Exclusions from primary school should be banned by 2026, a new report has said.
The report, from former children’s commissioner Anne Longfield, also argues schools should not be able to receive a “good” or “outstanding” grade from Ofsted without hitting new targets on including vulnerable pupils.
The report from the Commission on Young Lives says Ofsted should introduce a new inclusion measure, with schools that are not inclusive unable to receive a “good” or “outstanding” grade.
A child during a class at a primary school. Danny Lawson
It calls for exclusions from school of primary school age children to be ended within the next four years, with schools “supported with the necessary resources to achieve this”.
It adds that all schools should report how many pupils have been excluded or moved from their rolls every year.
The report notes that vulnerable pupils are sometimes “viewed as a problem that can be pushed onto someone else to deal with” and that some schools have used tactics such as managed moves, off-rolling, exclusions or encouraging families to pursue “home education”.
One parent who spoke to the commission, whose child later received an autism diagnosis, said her son was excluded 17 times from school at the age of five.
“The school said there was defiance and violence, but he was literally tiny,” she said.
The report notes there is a “prominent strand of opinion” that does not accept there is any link between being excluded and becoming involved in crime, but that youth workers, parents and children had recounted how exclusion from school was a “trigger point” where pupils became more vulnerable to criminal or sexual exploitation or involvement in county lines.
“There should never have to be a trade-off between a school achieving good scores and providing an inclusive, nurturing environment that takes responsibility for every child. But so often it seems there is,” the report says.
It adds that some schools “don’t focus on vulnerable children because they don’t feel they have an obligation or responsibility to do so”, “or worse, in a minority of schools, they do not feel it is in their interests to even have vulnerable children in their school at all, and they game the system to keep them off their roll”.
A primary school child at work in a classroom. Dominic Lipinski
It said it can “surely be no coincidence” that the majority of exclusions take place in years 10 and 11, when pupils sit GCSE exams that will impact on the school’s position in league tables.
The report also highlights how black children are more likely to be excluded and are subjected to “adultification”, where they are perceived as older than their years and less likely to be vulnerable by teachers and other adults, preventing them from receiving the care and protection they should have as children.
Children who are perceived as more adult-like are also more likely to be punished or excluded, the report says.

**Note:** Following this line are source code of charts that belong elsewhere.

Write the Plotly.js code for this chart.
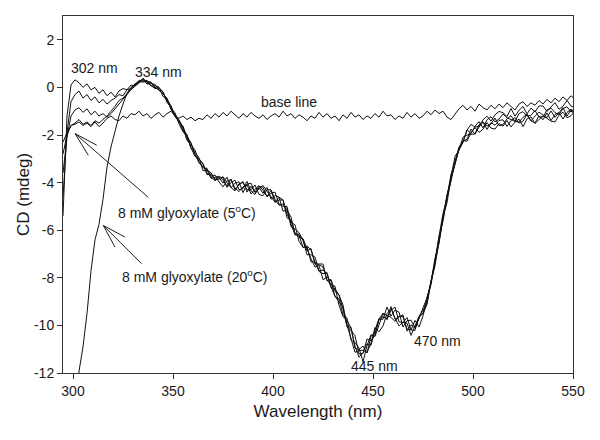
<!DOCTYPE html>
<html>
<head>
<meta charset="utf-8">
<script src="https://cdn.plot.ly/plotly-3.0.1.min.js"></script>
<style>html,body{margin:0;padding:0;background:#fff;}#chart{width:600px;height:440px;}</style>
</head>
<body>
<div id="chart"></div>
<script>
// Wavelength (nm)
const wavelength = [
295,297,299,301,303,305,307,309,311,313,
315,317,319,321,323,325,327,329,331,333,
335,337,339,341,343,345,347,349,351,353,
355,357,359,361,363,365,367,369,371,373,
375,377,379,381,383,385,387,389,391,393,
395,397,399,401,403,405,407,409,411,413,
415,417,419,421,423,425,427,429,431,433,
435,437,439,441,443,445,447,449,451,453,
455,457,459,461,463,465,467,469,471,473,
475,477,479,481,483,485,487,489,491,493,
495,497,499,501,503,505,507,509,511,513,
515,517,519,521,523,525,527,529,531,533,
535,537,539,541,543,545,547,549,551];

// CD (mdeg) – 8 mM glyoxylate, 5 °C scans
const scan1 = [
-5.4,-1.2,0.1,0.32,0.2,0.0,0.15,-0.1,0.0,-0.25,
-0.1,-0.35,-0.2,-0.4,-0.15,-0.05,-0.1,0.1,0.05,0.25,
0.36,0.14,0.16,0.13,-0.11,-0.30,-0.45,-0.89,-1.23,-1.41,
-1.81,-1.98,-2.57,-2.72,-2.96,-3.50,-3.49,-3.58,-3.89,-3.85,
-3.75,-4.00,-4.20,-4.35,-4.05,-4.00,-4.30,-4.30,-4.10,-4.50,
-4.55,-4.30,-4.30,-4.70,-4.95,-4.90,-5.10,-5.85,-5.95,-6.10,
-6.42,-6.87,-6.77,-7.42,-7.42,-7.42,-8.12,-8.07,-8.57,-8.72,
-9.14,-10.06,-10.21,-10.43,-11.20,-11.18,-10.57,-10.64,-10.41,-9.75,
-9.74,-9.23,-9.61,-9.36,-9.44,-10.07,-9.80,-9.78,-10.10,-9.72,
-9.25,-8.87,-8.21,-7.37,-6.26,-5.30,-4.63,-3.75,-2.90,-2.64,
-2.31,-1.80,-1.55,-1.67,-1.63,-1.36,-1.21,-1.42,-1.15,-1.01,
-1.06,-1.22,-0.89,-1.21,-0.96,-0.80,-1.11,-0.87,-1.03,-0.78,
-0.78,-1.01,-0.81,-0.64,-0.92,-0.79,-0.55,-0.78,-0.86];

const scan2 = [
-4.6,-1.9,-0.6,-0.3,-0.15,-0.45,-0.3,-0.55,-0.4,-0.65,
-0.5,-0.7,-0.55,-0.45,-0.3,-0.35,-0.1,-0.05,0.15,0.2,
0.38,0.22,0.08,-0.05,-0.01,-0.20,-0.59,-0.87,-1.07,-1.53,
-1.87,-2.04,-2.33,-2.81,-3.17,-3.32,-3.46,-3.82,-3.77,-3.73,
-3.90,-4.15,-3.85,-4.30,-4.10,-3.95,-4.40,-4.15,-4.40,-4.15,
-4.20,-4.60,-4.45,-4.40,-4.90,-5.00,-5.00,-5.75,-6.20,-6.20,
-6.73,-6.68,-7.33,-7.33,-7.48,-8.08,-7.98,-8.13,-8.78,-9.03,
-9.24,-9.98,-10.61,-11.13,-11.06,-11.04,-11.15,-10.74,-10.09,-10.27,
-10.02,-9.51,-9.29,-9.70,-10.02,-9.87,-9.90,-10.42,-10.02,-9.64,
-9.50,-9.12,-8.16,-7.50,-6.45,-5.43,-4.85,-3.82,-3.24,-2.59,
-2.23,-2.26,-1.91,-1.69,-1.89,-1.76,-1.48,-1.71,-1.75,-1.52,
-1.63,-1.39,-1.66,-1.46,-1.33,-1.65,-1.32,-1.24,-1.52,-1.35,
-1.19,-1.30,-1.42,-1.45,-1.17,-1.04,-1.28,-1.19,-0.99];

const scan3 = [
-3.6,-2.1,-1.2,-0.95,-0.85,-1.05,-0.9,-1.15,-1.0,-1.2,
-1.1,-1.25,-1.1,-0.9,-0.7,-0.5,-0.3,-0.1,0.05,0.2,
0.32,0.16,0.22,-0.03,-0.03,-0.18,-0.63,-0.81,-1.19,-1.39,
-1.66,-2.22,-2.42,-2.63,-3.14,-3.38,-3.40,-3.76,-3.92,-3.79,
-4.02,-3.77,-4.22,-4.02,-3.97,-4.42,-4.07,-4.02,-4.42,-4.27,
-4.12,-4.37,-4.62,-4.82,-4.62,-4.72,-5.32,-5.67,-5.77,-6.47,
-6.72,-6.67,-6.82,-7.37,-7.72,-7.67,-7.82,-8.42,-8.47,-8.72,
-9.31,-10.05,-10.08,-10.96,-11.01,-10.87,-11.16,-10.45,-10.34,-9.74,
-9.49,-9.76,-9.36,-9.23,-9.85,-9.88,-9.67,-10.19,-10.21,-9.65,
-9.48,-8.80,-8.29,-7.24,-6.28,-5.62,-4.56,-3.65,-3.16,-2.57,
-2.09,-2.00,-1.97,-1.95,-1.57,-1.44,-1.63,-1.54,-1.29,-1.61,
-1.56,-1.32,-1.19,-1.43,-1.46,-1.26,-1.13,-1.41,-1.21,-1.04,
-1.16,-1.27,-0.99,-1.26,-1.06,-0.85,-1.21,-0.92,-1.08];

const scan4 = [
-2.8,-2.0,-1.6,-1.5,-1.35,-1.55,-1.45,-1.6,-1.4,-1.5,
-1.35,-1.2,-1.0,-0.8,-0.55,-0.45,-0.25,-0.05,0.1,0.3,
0.26,0.30,0.06,0.07,0.01,-0.38,-0.51,-0.77,-1.21,-1.45,
-1.63,-2.10,-2.54,-2.90,-2.99,-3.23,-3.61,-3.73,-3.68,-3.97,
-4.18,-3.93,-3.88,-4.23,-4.38,-4.18,-4.08,-4.48,-4.28,-4.13,
-4.33,-4.58,-4.33,-4.83,-4.73,-4.73,-5.48,-5.58,-6.13,-6.18,
-6.43,-7.03,-7.03,-7.13,-7.73,-7.83,-7.78,-8.38,-8.78,-8.88,
-9.55,-9.69,-10.62,-10.72,-10.95,-11.53,-10.86,-10.39,-10.46,-9.98,
-9.49,-9.58,-9.66,-9.83,-9.61,-9.64,-10.15,-10.19,-9.79,-10.07,
-9.60,-8.92,-8.11,-7.39,-6.55,-5.50,-4.59,-3.95,-3.10,-2.51,
-2.27,-2.18,-1.75,-1.97,-1.67,-1.46,-1.77,-1.48,-1.59,-1.39,
-1.36,-1.64,-1.39,-1.27,-1.50,-1.42,-1.13,-1.41,-1.49,-1.20,
-1.36,-1.07,-1.39,-1.14,-1.06,-1.33,-1.05,-0.92,-1.20];

// CD (mdeg) – 8 mM glyoxylate, 20 °C
const scan20C = [
null,null,-14.0,-12.9,-11.85,-10.9,-9.5,-7.7,-6.4,-5.75,
-4.7,-3.35,-2.5,-1.8,-1.2,-0.7,-0.25,0.0,0.15,0.25,
0.22,0.26,0.22,0.01,-0.13,-0.26,-0.49,-0.93,-1.13,-1.37,
-1.72,-2.19,-2.33,-2.87,-3.02,-3.20,-3.67,-3.64,-3.86,-3.76,
-3.80,-4.20,-4.00,-3.90,-4.30,-4.25,-3.95,-4.35,-4.50,-4.20,
-4.45,-4.20,-4.70,-4.55,-4.60,-5.20,-5.15,-5.45,-6.15,-6.30,
-6.35,-6.80,-7.20,-7.55,-7.45,-7.55,-8.10,-8.30,-8.35,-9.15,
-9.64,-9.78,-10.11,-10.87,-11.34,-11.14,-10.77,-10.84,-10.19,-9.71,
-9.64,-9.73,-9.21,-9.74,-9.64,-9.55,-10.24,-9.98,-10.12,-9.62,
-9.36,-9.07,-8.17,-7.18,-6.49,-5.53,-4.50,-3.86,-3.22,-2.54,
-2.28,-1.78,-1.94,-1.63,-1.44,-1.70,-1.36,-1.23,-1.45,-1.33,
-1.12,-1.28,-1.35,-1.43,-1.10,-1.02,-1.21,-1.17,-0.97,-1.24,
-1.24,-0.95,-0.87,-1.06,-1.14,-0.89,-0.81,-1.04,-0.84];

// CD (mdeg) – base line
const baseLine = [
-2.3,-1.9,-1.6,-1.55,-1.45,-1.6,-1.5,-1.65,-1.45,-1.65,
-1.5,-1.3,-1.2,-1.35,-1.4,-1.2,-1.3,-1.1,-1.15,-1.0,
-1.2,-1.1,-1.3,-1.15,-1.05,-1.25,-1.1,-1.0,-1.2,-1.3,
-1.2,-1.35,-1.25,-1.4,-1.3,-1.35,-1.15,-1.3,-1.1,-1.25,
-1.05,-1.2,-1.0,-1.15,-1.3,-1.1,-1.25,-1.05,-1.2,-1.3,
-1.15,-1.35,-1.2,-1.1,-1.25,-1.0,-1.2,-1.1,-1.3,-1.15,
-1.25,-1.4,-1.2,-1.3,-1.05,-1.25,-1.1,-1.3,-1.2,-1.4,
-1.15,-1.3,-1.05,-1.25,-1.15,-1.35,-1.2,-1.3,-1.1,-1.25,
-1.0,-1.2,-1.15,-1.35,-1.2,-1.3,-1.05,-1.25,-1.1,-1.3,
-1.2,-1.0,-1.15,-0.95,-1.1,-1.0,-1.25,-1.35,-1.1,-0.9,
-0.75,-0.95,-0.8,-1.0,-0.7,-0.85,-0.95,-0.75,-0.9,-0.7,
-0.85,-0.65,-0.8,-0.95,-0.7,-0.6,-0.8,-0.65,-0.75,-0.55,
-0.7,-0.5,-0.65,-0.45,-0.6,-0.4,-0.55,-0.35,-0.5];

const xTickVals = [300, 350, 400, 450, 500, 550];
const yTickVals = [-12, -10, -8, -6, -4, -2, 0, 2];
const yTickText = ["-12", "-10", "-8", "-6", "-4", "-2", "0", "2"];

const seriesList = [
  {name: "8 mM glyoxylate (5°C) scan 1", y: scan1},
  {name: "8 mM glyoxylate (5°C) scan 2", y: scan2},
  {name: "8 mM glyoxylate (5°C) scan 3", y: scan3},
  {name: "8 mM glyoxylate (5°C) scan 4", y: scan4},
  {name: "8 mM glyoxylate (20°C)", y: scan20C},
  {name: "base line", y: baseLine}
];

const traces = seriesList.map(s => ({
  x: wavelength, y: s.y, name: s.name, type: "scatter", mode: "lines",
  line: {color: "#111", width: 1}, showlegend: false, hoverinfo: "skip"
}));

const FONT = "Liberation Sans, Arial, Helvetica, sans-serif";
const TXT = "#1a1a1a";
const annFont = {family: FONT, size: 14, color: TXT};

function label(text, x, y) {
  return {text: text, x: x, y: y, xref: "x", yref: "y", showarrow: false,
          xanchor: "center", yanchor: "middle", font: annFont};
}
function seg(x0, y0, x1, y1) {
  return {type: "line", xref: "x", yref: "y", x0: x0, y0: y0, x1: x1, y1: y1,
          line: {color: "#222", width: 1}};
}

const layout = {
  width: 600, height: 440,
  margin: {l: 63, r: 27, t: 16, b: 67},
  paper_bgcolor: "#fff", plot_bgcolor: "#fff",
  font: {family: FONT, color: TXT},
  showlegend: false,
  xaxis: {
    range: [295, 550], tickmode: "array", tickvals: xTickVals,
    ticks: "outside", ticklen: 5, tickwidth: 1, tickcolor: "#333",
    showline: true, linecolor: "#333", linewidth: 1, mirror: true,
    showgrid: false, zeroline: false,
    tickfont: {family: FONT, size: 14, color: TXT},
    title: {text: "Wavelength (nm)", font: {family: FONT, size: 17, color: TXT}, standoff: 7}
  },
  yaxis: {
    range: [-12, 3], tickmode: "array", tickvals: yTickVals, ticktext: yTickText,
    ticks: "outside", ticklen: 5, tickwidth: 1, tickcolor: "#333",
    showline: true, linecolor: "#333", linewidth: 1, mirror: true,
    showgrid: false, zeroline: false,
    tickfont: {family: FONT, size: 14, color: TXT},
    title: {text: "CD (mdeg)", font: {family: FONT, size: 17, color: TXT}, standoff: 0}
  },
  annotations: [
    label("302 nm", 310.75, 0.81),
    label("334 nm", 342.5, 0.64),
    label("base line", 408, -0.61),
    label("8 mM glyoxylate (5<sup>o</sup>C)", 356.75, -5.25),
    label("8 mM glyoxylate (20<sup>o</sup>C)", 361, -7.94),
    label("445 nm", 450.5, -11.69),
    label("470 nm", 482.25, -10.67)
  ],
  shapes: [
    seg(301, -1.94, 337.65, -4.62),
    seg(301, -1.94, 311.85, -2.43),
    seg(301, -1.94, 307.65, -2.85),
    seg(315.15, -5.80, 334.35, -7.41),
    seg(315.15, -5.80, 326, -6.29),
    seg(315.15, -5.80, 321, -6.71)
  ]
};

Plotly.newPlot("chart", traces, layout, {staticPlot: true, displayModeBar: false});
</script>
</body>
</html>
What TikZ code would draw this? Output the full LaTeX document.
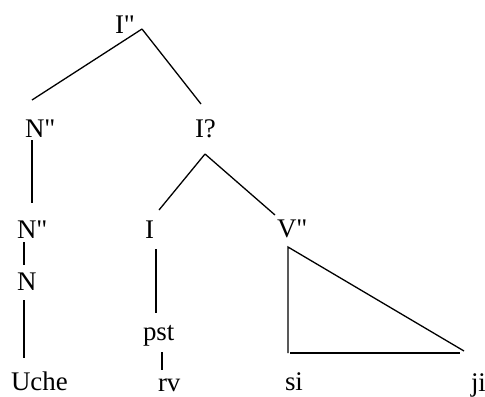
\documentclass[tikz,border=0pt]{standalone}
\usepackage{fontspec}
\setmainfont{Liberation Serif}
\newfontfamily\tnr{Liberation Serif}[Ligatures=TeXOff]
\begin{document}
\begin{tikzpicture}[x=1bp,y=-1bp,
  lbl/.style={anchor=base west,inner sep=0pt,outer sep=0pt,font=\tnr\fontsize{27}{30}\selectfont},
  edge/.style={line width=1.3bp,line cap=butt}]
\useasboundingbox (0,0) rectangle (485,396);
% labels
\node[lbl] (Ipp) at (115,33) {I"};
\node[lbl] (Npp) at (25,137) {N"};
\node[lbl] (Iq) at (195,137) {I?};
\node[lbl] (Npp2) at (17,238) {N"};
\node[lbl] (I) at (145,238) {I};
\node[lbl] (Vpp) at (277,237) {V"};
\node[lbl] (N) at (17,290) {N};
\node[lbl] (pst) at (143,340) {pst};
\node[lbl] (Uche) at (11,390) {Uche};
\node[lbl] (rv) at (158,391) {rv};
\node[lbl] (si) at (285,390) {si};
\node[lbl] (ji) at (471,391) {ji};
% connector end points
\coordinate (aI) at (142,29);
\coordinate (aNl) at (32,100);
\coordinate (aIr) at (201,104);
\coordinate (bN1) at (32,140);
\coordinate (bN2) at (32,203);
\coordinate (cN1) at (24,242);
\coordinate (cN2) at (24,265);
\coordinate (dN1) at (24,300);
\coordinate (dN2) at (24,358);
\coordinate (eI) at (205,154);
\coordinate (eL) at (159,210);
\coordinate (eR) at (275,215);
\coordinate (fI1) at (156,249);
\coordinate (fI2) at (156,313);
\coordinate (gP1) at (162,352);
\coordinate (gP2) at (162,370);
\coordinate (tTop) at (288,247);
\coordinate (tBL) at (288,353);
\coordinate (tR) at (464,351);
\coordinate (tB1) at (290,353);
\coordinate (tB2) at (460,353);
% connectors
\draw[edge] (aI) -- (aNl);
\draw[edge] (aI) -- (aIr);
\draw[edge] (bN1) -- (bN2);
\draw[edge] (cN1) -- (cN2);
\draw[edge] (dN1) -- (dN2);
\draw[edge] (eI) -- (eL);
\draw[edge] (eI) -- (eR);
\draw[edge] (fI1) -- (fI2);
\draw[edge] (gP1) -- (gP2);
\draw[edge] (tBL) -- (tTop) -- (tR);
\draw[edge] (tB1) -- (tB2);
\end{tikzpicture}
\end{document}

“The recent abhorrent treatment of Child Q, a teenage girl who was left traumatised after being strip-searched at school by Met police officers while on her period, is a recent shocking example of how adultification can happen in educational settings,” the report says.
It adds that adultification “can manifest itself by black students being disproportionately targeted by “draconian” zero-tolerance behaviour and uniform policies in schools”.
It says that race-equality training should be a core part of teacher training while the school curriculum should be reformed to make it more inclusive.
The report also calls for “alternative provision” to be renamed “specialist provision” while it says that the name “pupil referral unit” should also be scrapped.
“We do not believe primary school children should be permanently excluded at all and we would also like to see the end of the term ‘pupil referral unit’, which feels like a throwback to a bygone age,” the report says.
It proposes that in the 55 education “cold spots” identified by the Levelling Up Paper, there should be a five-year pilot to create new, inclusive schools, trialling a “cradle to career” approach.
Julie McCulloch, policy director at the Association of School and College Leaders, said while the power to exclude was a “necessary last resort”, “it is very clear we must do everything possible to defuse problems which lead to challenging behaviour and keep young people in school”.
She added that the “vast majority” of schools made this a priority but did this in a context of “extremely tight budgets” which limited their ability to give more support to vulnerable pupils.
“It is also the case that school performance tables prioritise academic attainment rather than how well a school provides an inclusive environment,” she added.
Anne Longfield, chair of the Commission on Young Lives, said: “Look behind the headlines of the tragic deaths, acts of serious violence and criminal exploitation of our young people over recent years and so often you see a pattern of children disengaging and falling out of school and into harm.
“Not all children who leave mainstream school will be affected but the statistics show that too many will – even more so if the child has special educational needs or is black.
“A system that has no real accountability for a five-year-old boy being excluded 17 times in a year, or where a vulnerable teenager is out of school for months or even years, is not a system that is working for every child.”
A Department for Education spokesperson said: “While permanent exclusion for young children is rare, suspension and exclusion are necessary and essential behaviour management tools.
“We are working to understand and tackle avoidable absence through the attendance alliance, and the Alternative Provision and SAFE taskforces are providing direct, targeted support to vulnerable pupils at risk of crime or exploitation, to keep them engaged in education.
“Longer term, our recently published SEND and Alternative Provision Green Paper set out our plans to reform alternative provision, changing the culture and practice of how settings run and best-support their pupils.”